Tidak hanya masyarakat, kader PDIP (mungkin) juga heran kenapa harus mati-matian membela Puan. Beberapa survei menempatkan Ganjar Pranowo di urutan atas, yang artinya, Ganjar jauh lebih populer daripada Puan. Survei Litbang Kompas menunjukkan kalau Ganjar dan Tri Rismaharini adalah kader PDIP yang elektabilitasnya lebih tinggi daripada Puan. Jadi wajar kalau pencalonan Puan dianggap irasional.
Tapi tunggu dulu, jangan sembarangan menuduh. Perlu dijelaskan dulu, rasional itu apa?

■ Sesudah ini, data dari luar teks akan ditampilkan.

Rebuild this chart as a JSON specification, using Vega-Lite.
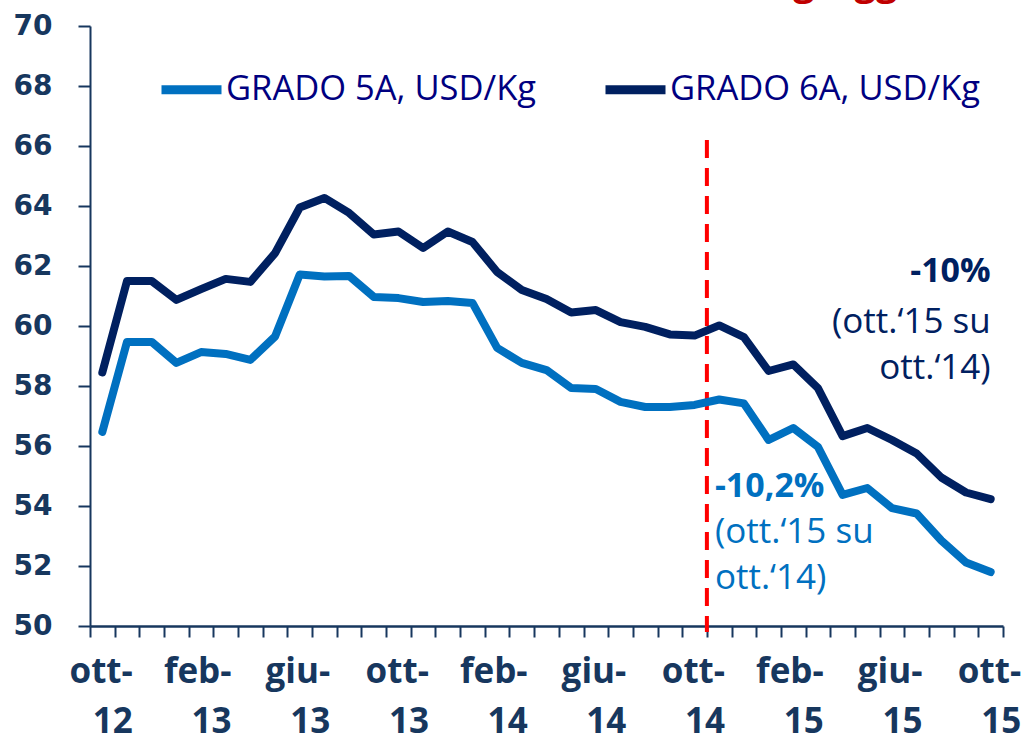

Sejauh yang saya tau, rasional adalah berpikir logis dan masuk akal, yang bisa diuji dengan membandingkan antara cara dan tujuan. Misalnya, ada polisi membunuh anak buah yang paling disayang. Orang tentu menilai perbuatan itu biadab. Oleh karena itu, sang pembunuh buru-buru membuat suatu tujuan, agar tindakannya bisa dibenarkan: melindungi marwah keluarga, karena istrinya dilecehkan oleh sang anak buah. Lantaran memiliki tujuan, maka menembak bisa dianggap tindakan rasional. Oleh karena itu diyakini bisa mengurangi vonis hukuman. Inilah mengapa sang pembunuh mati-matian agar isu pelecehan seksual ini dapat diakui sebagai fakta dalam persidangan. Duh, maaf jadi curcol.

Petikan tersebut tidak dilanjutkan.